Only the lines from the line containing "Rebuild this chart" through the line containing "const aYTicks = [100, 0, -100, -200, -300];" should be reproduced, please, with no pictures.

● **Material**
- - - - -

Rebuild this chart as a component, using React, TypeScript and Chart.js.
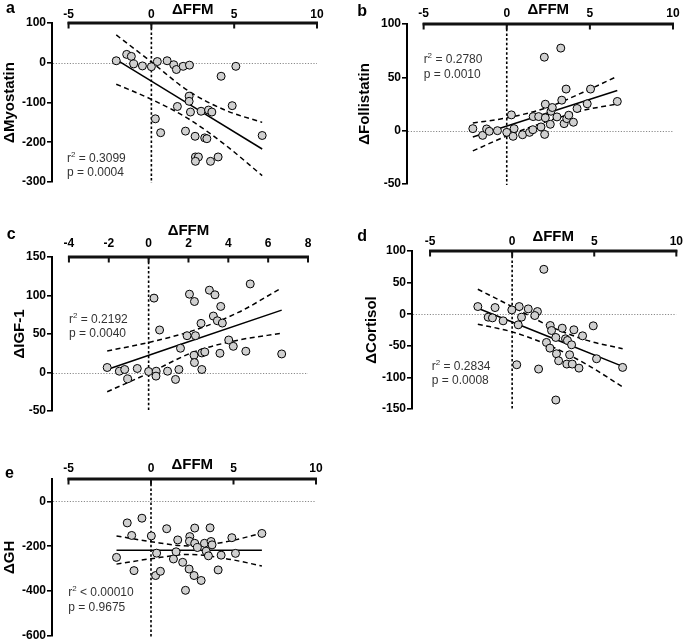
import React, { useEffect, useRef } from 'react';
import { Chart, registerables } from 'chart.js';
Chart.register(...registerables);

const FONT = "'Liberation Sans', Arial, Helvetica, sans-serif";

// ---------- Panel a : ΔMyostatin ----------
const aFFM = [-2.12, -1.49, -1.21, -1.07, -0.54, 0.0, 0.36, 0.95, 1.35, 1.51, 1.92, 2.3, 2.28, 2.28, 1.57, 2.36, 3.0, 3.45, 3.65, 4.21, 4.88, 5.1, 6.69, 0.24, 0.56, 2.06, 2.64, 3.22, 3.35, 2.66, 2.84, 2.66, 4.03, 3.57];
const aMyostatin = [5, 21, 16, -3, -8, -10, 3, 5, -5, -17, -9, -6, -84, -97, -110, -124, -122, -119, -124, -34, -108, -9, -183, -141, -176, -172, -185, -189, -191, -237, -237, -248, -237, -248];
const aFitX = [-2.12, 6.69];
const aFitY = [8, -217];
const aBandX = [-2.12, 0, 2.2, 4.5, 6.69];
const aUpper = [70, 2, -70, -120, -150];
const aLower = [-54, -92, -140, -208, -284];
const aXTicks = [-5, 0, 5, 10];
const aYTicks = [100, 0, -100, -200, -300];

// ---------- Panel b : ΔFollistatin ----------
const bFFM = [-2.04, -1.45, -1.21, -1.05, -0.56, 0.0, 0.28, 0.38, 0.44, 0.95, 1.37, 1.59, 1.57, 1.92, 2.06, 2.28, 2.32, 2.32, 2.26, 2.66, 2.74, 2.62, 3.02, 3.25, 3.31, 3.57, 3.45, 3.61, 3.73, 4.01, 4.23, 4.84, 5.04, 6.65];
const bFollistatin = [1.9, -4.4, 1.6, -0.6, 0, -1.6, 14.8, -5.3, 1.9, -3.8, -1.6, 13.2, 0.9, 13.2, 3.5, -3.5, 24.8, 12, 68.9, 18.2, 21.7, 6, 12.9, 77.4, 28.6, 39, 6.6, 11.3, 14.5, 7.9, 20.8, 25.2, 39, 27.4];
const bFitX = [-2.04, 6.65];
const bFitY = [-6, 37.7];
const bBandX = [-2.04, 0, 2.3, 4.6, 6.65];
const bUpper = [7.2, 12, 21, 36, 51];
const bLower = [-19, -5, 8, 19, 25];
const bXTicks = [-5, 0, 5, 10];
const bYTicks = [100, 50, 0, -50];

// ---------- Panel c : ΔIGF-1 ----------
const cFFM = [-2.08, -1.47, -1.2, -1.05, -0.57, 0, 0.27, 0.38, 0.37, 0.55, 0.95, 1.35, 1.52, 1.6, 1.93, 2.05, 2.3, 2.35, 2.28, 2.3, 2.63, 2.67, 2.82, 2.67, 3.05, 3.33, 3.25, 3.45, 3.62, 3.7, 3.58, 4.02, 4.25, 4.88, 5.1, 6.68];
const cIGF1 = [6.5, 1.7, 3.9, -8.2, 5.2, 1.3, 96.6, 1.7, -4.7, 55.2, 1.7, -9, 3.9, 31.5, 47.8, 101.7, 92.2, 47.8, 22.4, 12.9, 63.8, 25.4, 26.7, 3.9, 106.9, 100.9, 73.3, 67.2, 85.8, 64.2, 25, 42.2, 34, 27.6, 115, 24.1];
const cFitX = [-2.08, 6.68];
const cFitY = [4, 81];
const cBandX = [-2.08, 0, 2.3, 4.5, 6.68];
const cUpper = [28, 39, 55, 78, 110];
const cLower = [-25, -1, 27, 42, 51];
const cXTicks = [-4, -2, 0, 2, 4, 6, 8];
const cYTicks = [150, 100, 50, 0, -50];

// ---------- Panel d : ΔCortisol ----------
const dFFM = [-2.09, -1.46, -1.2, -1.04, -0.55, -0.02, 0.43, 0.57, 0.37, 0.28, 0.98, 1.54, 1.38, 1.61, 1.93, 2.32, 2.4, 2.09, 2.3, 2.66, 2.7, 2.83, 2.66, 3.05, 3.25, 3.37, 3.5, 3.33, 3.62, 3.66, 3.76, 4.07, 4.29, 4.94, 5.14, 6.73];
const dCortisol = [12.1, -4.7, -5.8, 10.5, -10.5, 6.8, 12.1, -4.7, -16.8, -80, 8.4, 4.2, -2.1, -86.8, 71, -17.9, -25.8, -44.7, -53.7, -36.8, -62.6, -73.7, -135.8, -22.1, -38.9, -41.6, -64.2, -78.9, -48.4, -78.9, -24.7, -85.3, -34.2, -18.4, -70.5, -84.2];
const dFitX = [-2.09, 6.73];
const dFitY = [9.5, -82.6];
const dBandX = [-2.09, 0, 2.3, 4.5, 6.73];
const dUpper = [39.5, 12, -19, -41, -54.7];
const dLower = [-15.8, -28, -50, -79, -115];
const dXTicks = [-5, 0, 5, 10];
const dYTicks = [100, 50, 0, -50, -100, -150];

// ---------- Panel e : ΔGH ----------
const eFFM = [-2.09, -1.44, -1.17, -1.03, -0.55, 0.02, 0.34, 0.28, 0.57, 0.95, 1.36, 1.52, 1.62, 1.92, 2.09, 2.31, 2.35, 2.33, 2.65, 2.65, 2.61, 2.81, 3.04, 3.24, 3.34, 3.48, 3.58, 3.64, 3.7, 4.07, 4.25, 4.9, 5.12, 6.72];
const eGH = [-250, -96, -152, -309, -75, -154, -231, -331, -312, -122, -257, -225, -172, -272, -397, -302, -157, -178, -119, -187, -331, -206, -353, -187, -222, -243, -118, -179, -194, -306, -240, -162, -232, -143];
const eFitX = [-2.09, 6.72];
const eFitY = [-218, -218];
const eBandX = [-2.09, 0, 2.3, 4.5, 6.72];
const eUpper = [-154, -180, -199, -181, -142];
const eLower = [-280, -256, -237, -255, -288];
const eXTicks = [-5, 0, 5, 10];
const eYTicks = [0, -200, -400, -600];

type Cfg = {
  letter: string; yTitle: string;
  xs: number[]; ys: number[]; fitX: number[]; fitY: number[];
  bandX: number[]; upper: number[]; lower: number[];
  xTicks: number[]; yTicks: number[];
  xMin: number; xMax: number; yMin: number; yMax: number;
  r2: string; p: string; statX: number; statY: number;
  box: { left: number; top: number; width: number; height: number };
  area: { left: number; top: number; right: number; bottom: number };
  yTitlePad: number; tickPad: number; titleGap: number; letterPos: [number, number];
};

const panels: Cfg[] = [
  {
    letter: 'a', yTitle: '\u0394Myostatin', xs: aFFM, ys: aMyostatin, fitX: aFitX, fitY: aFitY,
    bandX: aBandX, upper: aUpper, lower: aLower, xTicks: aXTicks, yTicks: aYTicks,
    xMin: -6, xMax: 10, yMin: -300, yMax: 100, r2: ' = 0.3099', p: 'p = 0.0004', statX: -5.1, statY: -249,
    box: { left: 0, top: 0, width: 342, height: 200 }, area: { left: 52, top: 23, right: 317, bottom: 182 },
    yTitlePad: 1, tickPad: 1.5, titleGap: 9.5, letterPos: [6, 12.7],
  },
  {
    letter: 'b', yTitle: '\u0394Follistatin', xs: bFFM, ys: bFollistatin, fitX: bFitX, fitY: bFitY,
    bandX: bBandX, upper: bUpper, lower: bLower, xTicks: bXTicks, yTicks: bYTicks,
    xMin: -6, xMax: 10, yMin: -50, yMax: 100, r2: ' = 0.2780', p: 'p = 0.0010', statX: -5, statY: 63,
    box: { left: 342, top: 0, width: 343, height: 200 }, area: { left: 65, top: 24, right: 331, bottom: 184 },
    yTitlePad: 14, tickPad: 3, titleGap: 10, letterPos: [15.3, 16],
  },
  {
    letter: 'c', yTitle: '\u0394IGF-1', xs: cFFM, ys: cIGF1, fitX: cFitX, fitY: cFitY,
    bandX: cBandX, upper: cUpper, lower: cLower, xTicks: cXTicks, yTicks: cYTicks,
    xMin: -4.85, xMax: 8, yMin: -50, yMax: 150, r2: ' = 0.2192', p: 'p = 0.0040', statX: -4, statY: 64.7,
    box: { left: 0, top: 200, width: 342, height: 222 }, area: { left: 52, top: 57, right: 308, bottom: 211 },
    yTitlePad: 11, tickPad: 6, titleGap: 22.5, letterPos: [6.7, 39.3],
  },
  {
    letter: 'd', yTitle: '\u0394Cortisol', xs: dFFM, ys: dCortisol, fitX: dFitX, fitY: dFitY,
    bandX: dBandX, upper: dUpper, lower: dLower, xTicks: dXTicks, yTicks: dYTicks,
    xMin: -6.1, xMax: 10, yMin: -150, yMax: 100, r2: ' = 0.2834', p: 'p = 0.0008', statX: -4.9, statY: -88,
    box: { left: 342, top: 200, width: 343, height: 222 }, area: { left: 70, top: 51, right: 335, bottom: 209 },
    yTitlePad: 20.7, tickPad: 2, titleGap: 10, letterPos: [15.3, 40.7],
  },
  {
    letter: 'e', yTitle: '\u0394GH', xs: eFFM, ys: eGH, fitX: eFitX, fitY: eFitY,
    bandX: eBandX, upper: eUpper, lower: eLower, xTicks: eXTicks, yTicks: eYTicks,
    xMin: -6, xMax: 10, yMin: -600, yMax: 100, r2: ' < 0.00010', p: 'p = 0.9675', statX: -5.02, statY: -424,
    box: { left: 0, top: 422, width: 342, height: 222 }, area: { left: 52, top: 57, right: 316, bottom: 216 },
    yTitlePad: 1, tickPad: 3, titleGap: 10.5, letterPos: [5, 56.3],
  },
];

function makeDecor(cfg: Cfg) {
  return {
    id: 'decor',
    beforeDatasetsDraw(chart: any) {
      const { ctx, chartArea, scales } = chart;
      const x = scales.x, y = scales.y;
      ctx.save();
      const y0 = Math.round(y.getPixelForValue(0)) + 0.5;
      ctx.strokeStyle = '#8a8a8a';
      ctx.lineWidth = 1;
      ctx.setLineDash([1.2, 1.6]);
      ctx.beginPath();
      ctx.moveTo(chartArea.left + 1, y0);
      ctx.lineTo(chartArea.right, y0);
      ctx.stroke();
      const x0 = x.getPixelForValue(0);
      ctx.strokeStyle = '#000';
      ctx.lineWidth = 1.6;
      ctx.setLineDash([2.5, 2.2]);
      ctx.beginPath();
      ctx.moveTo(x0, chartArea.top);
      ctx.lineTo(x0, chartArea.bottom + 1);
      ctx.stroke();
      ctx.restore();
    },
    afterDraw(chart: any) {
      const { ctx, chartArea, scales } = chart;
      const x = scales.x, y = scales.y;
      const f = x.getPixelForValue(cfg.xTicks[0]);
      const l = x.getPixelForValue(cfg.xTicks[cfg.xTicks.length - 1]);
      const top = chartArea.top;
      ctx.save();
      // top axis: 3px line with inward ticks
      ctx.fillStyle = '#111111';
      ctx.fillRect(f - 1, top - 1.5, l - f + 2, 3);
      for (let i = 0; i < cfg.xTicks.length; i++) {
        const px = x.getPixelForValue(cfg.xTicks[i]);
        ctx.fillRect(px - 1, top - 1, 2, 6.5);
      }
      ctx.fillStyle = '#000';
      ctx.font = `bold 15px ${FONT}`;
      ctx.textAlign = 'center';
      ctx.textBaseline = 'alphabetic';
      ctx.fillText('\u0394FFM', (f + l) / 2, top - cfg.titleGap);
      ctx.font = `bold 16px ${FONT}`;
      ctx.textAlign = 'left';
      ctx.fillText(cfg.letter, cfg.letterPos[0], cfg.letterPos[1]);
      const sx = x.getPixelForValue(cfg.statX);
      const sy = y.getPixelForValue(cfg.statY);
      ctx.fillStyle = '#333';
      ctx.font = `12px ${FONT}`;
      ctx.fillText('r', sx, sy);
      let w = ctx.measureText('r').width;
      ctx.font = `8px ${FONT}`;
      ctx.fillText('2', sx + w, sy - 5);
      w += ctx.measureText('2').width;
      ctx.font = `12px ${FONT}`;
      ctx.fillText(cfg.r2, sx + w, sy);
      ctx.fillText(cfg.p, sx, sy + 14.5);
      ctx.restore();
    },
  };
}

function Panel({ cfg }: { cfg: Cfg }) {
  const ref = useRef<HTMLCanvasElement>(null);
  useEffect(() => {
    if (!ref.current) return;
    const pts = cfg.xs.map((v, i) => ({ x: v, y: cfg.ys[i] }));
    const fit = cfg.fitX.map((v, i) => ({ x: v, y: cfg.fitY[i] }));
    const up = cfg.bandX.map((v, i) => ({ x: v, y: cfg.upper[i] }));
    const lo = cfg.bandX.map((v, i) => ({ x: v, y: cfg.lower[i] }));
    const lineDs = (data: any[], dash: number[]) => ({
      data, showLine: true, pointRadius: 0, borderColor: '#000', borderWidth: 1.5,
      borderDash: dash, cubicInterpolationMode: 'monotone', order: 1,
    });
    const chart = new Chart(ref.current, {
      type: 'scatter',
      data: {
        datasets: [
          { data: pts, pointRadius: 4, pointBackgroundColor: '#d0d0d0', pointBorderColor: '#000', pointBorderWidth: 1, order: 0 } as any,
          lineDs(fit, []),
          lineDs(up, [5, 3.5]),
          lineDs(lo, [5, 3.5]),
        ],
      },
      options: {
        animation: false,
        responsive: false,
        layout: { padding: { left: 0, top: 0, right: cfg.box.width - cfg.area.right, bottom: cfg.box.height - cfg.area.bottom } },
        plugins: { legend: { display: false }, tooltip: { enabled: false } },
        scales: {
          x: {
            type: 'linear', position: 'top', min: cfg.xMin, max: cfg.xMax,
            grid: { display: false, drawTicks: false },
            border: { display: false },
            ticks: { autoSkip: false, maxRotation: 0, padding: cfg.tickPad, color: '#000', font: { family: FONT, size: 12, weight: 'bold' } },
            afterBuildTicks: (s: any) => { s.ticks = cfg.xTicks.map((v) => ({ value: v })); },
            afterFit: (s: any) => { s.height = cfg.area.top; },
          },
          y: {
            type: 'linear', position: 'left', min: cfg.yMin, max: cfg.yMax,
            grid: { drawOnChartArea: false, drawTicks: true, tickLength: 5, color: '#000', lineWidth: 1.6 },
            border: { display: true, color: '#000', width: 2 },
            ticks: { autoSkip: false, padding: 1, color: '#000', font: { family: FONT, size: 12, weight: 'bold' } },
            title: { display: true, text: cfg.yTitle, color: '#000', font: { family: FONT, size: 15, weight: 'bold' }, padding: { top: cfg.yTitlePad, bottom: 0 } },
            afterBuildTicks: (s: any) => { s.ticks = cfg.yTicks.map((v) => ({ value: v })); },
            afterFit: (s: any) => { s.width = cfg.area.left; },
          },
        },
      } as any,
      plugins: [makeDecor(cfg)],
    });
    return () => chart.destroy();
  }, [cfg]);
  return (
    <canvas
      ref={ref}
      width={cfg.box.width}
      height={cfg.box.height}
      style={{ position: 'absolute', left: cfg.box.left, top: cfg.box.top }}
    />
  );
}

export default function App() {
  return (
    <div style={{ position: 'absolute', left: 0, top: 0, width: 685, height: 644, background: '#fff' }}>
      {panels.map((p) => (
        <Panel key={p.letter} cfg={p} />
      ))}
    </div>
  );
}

- - - - -

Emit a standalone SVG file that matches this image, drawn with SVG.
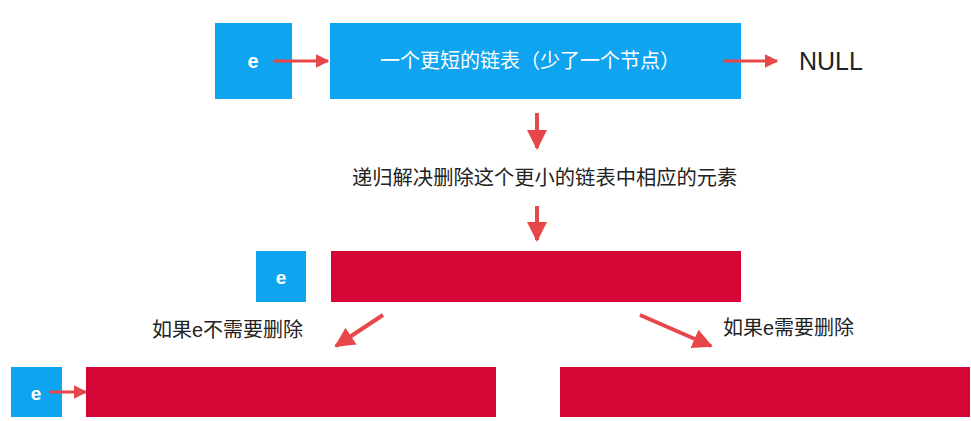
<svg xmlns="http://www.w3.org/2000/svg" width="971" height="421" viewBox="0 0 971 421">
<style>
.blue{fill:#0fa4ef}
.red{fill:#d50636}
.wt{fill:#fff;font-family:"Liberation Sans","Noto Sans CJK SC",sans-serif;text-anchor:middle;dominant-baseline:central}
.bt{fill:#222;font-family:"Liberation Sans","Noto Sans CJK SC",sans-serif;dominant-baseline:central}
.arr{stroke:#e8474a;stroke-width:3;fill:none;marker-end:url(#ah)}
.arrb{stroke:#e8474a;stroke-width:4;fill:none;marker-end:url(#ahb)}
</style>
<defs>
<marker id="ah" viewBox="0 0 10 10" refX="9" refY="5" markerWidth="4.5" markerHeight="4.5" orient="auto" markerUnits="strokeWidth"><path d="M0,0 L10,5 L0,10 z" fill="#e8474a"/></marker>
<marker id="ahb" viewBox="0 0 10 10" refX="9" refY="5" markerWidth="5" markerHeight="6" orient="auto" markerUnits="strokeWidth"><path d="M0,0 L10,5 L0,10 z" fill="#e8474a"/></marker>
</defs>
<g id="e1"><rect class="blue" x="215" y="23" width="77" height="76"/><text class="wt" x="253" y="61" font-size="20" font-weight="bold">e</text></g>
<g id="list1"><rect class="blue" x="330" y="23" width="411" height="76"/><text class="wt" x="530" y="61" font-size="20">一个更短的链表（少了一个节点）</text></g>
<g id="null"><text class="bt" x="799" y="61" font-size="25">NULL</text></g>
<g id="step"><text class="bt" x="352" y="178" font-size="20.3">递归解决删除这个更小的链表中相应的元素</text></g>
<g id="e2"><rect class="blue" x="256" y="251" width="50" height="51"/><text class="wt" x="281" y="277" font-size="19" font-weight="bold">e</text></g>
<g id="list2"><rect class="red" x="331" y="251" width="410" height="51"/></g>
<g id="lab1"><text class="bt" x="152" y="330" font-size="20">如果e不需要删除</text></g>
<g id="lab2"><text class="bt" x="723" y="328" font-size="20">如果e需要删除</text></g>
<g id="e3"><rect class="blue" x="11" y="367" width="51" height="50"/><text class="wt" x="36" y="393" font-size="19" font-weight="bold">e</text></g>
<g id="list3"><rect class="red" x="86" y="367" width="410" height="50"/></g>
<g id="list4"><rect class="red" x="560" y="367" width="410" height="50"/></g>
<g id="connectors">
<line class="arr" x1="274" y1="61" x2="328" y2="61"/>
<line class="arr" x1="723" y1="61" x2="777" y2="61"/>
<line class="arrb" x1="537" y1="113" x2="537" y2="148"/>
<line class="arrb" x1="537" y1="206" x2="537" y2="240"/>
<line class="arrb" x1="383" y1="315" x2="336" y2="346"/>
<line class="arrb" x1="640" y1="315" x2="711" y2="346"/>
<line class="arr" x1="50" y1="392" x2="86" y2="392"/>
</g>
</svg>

- - - - -

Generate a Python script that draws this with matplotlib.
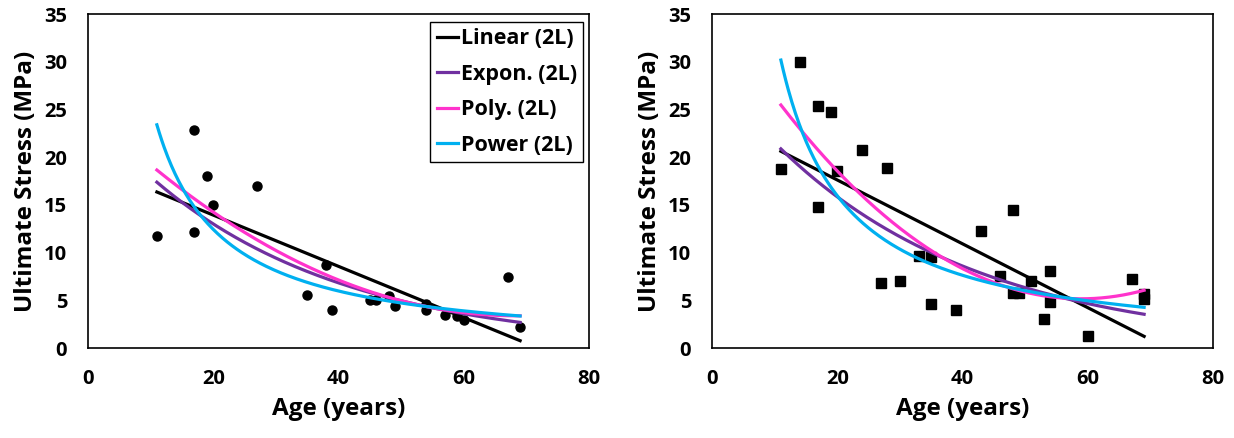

- - - - -

● **The solution**
Rebuild this chart as a component, using React, TypeScript and Chart.js.
import React, { useEffect, useRef } from 'react';
import { Chart, registerables } from 'chart.js';
Chart.register(...registerables);

const FONT = "'Liberation Sans', Arial, Helvetica, sans-serif";

// ---------- Panel a : ΔMyostatin ----------
const aFFM = [-2.12, -1.49, -1.21, -1.07, -0.54, 0.0, 0.36, 0.95, 1.35, 1.51, 1.92, 2.3, 2.28, 2.28, 1.57, 2.36, 3.0, 3.45, 3.65, 4.21, 4.88, 5.1, 6.69, 0.24, 0.56, 2.06, 2.64, 3.22, 3.35, 2.66, 2.84, 2.66, 4.03, 3.57];
const aMyostatin = [5, 21, 16, -3, -8, -10, 3, 5, -5, -17, -9, -6, -84, -97, -110, -124, -122, -119, -124, -34, -108, -9, -183, -141, -176, -172, -185, -189, -191, -237, -237, -248, -237, -248];
const aFitX = [-2.12, 6.69];
const aFitY = [8, -217];
const aBandX = [-2.12, 0, 2.2, 4.5, 6.69];
const aUpper = [70, 2, -70, -120, -150];
const aLower = [-54, -92, -140, -208, -284];
const aXTicks = [-5, 0, 5, 10];
const aYTicks = [100, 0, -100, -200, -300];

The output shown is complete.